In that same study, the authors showed that programmes framed around engagement, contact between groups, or people’s desire to look good to others work well. Mentoring, college recruitment targeting women, diversity task forces, and other programs anchored on positive reinforcement led to increased female representation. But we know that increasing the diversity numbers is merely the first step– what needs to happen next is inclusion.
A firm commitment to inclusion
“Without a strong, firm-wide commitment to inclusion, diversity does not yield meaningful benefits and can even result in additional expense to the firm as disillusioned workers leave and must be replaced,” says Kathryn.

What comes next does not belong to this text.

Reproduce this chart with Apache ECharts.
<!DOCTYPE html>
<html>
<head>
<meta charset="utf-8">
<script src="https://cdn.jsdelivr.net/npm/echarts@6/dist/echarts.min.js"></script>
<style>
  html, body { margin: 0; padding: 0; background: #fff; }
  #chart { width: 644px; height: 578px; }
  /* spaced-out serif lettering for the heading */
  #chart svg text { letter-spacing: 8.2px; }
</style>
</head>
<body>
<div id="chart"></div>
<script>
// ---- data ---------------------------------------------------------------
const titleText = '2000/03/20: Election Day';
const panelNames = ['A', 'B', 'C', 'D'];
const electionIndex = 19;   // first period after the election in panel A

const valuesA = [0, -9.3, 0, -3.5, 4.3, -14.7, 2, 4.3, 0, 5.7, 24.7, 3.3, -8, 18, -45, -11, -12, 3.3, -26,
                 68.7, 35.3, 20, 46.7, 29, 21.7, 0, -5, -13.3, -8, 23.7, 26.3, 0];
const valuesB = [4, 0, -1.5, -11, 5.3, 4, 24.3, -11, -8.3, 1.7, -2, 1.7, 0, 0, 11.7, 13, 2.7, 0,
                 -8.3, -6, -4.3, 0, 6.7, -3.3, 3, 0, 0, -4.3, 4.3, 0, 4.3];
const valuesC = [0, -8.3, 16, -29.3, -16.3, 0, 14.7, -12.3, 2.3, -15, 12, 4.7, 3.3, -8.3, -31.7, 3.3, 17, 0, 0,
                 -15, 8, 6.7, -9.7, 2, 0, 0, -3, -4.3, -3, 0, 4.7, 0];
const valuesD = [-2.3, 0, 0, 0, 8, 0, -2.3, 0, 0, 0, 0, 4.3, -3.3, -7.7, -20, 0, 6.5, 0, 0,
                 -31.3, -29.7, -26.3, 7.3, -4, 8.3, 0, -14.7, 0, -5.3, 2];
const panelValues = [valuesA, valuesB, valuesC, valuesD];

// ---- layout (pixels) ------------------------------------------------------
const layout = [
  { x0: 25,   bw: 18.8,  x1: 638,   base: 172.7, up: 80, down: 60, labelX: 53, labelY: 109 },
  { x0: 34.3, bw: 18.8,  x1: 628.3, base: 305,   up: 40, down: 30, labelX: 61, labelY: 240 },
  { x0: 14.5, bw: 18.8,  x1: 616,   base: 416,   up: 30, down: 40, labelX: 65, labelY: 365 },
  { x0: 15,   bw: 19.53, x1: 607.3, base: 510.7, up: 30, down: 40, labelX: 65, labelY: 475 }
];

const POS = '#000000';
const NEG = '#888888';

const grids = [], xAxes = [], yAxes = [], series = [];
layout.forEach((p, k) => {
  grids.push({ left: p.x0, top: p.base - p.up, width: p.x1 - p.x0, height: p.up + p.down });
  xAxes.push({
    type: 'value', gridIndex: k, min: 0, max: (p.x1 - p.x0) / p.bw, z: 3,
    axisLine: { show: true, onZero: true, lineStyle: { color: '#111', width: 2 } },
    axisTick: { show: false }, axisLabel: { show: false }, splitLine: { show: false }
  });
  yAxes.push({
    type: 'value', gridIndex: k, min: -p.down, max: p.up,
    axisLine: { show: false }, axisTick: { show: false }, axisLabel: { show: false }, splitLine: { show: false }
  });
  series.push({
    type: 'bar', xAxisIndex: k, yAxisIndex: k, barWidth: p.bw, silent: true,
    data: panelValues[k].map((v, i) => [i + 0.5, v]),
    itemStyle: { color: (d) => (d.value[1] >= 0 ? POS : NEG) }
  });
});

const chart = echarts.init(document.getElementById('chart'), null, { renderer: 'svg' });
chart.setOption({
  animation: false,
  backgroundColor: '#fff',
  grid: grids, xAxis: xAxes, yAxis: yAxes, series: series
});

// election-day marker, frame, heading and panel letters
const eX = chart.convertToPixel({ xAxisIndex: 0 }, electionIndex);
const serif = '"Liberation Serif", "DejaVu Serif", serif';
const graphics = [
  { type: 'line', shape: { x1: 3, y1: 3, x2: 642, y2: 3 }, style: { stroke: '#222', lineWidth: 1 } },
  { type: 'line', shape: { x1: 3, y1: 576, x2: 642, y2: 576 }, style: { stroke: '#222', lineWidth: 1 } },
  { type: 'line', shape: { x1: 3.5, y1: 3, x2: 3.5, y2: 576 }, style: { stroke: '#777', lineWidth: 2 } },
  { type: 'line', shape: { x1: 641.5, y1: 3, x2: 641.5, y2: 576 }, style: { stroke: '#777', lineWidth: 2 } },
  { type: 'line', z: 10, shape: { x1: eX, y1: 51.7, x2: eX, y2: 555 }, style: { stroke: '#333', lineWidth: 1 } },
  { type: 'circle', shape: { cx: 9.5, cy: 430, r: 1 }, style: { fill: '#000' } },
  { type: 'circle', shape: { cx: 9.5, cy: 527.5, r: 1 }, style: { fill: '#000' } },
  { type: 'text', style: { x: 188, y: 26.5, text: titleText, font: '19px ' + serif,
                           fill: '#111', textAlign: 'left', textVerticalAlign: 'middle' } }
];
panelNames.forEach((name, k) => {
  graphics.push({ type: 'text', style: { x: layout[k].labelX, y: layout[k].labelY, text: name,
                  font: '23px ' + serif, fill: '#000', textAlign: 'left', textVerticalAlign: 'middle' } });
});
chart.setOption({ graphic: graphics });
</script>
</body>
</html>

“Culture – specifically a culture of inclusion – can be the bridge between aspirations and tangible results by working to transform, then maintain, and even accelerate the benefits of diversity.
“Leadership plays a critical role as an inclusive culture cannot be mandated, but it can be modelled. Even if organisational diversity could be forced on a company from outside pressures, a culture of inclusion is something that must be endogenous.“
Should diversity be mandated?
The ‘hard’ and ‘soft’ laws that are in place now exist for a reason – until their enactment, there was little progress on improving female representation at the board level. But these laws have not resulted in much meaningful change for companies as a whole or the economy more broadly. Says Heidi: “For this reason, it is difficult to be enthusiastic about mandated diversity going forward.”
More recently, and in step with a greater asset owner focus on diversity, there has been mounting evidence that collaborative investor initiatives like the Thirty Percent Coalition, and even large individual investor activism, are moving the needle toward greater gender parity at the board level.
Unlike the ‘hard’ and ‘soft’ laws that are top-down and country/region-specific, these are bottom-up activities that tend to be more company-specific in focus and have the potential to be more nuanced and outcome-oriented.
Says Heidi: “While we acknowledge that these initiatives also represent exogenous pressure working on companies to elicit change, we believe that they have a better chance of giving rise to more broad-based benefits especially if there were to be a widening of scope to include other aspects of organisational diversity.
“Regardless, diversity is hollow and potentially expensive in the absence of inclusion. This may be the reason that mandated diversity has not lived up to its potential.”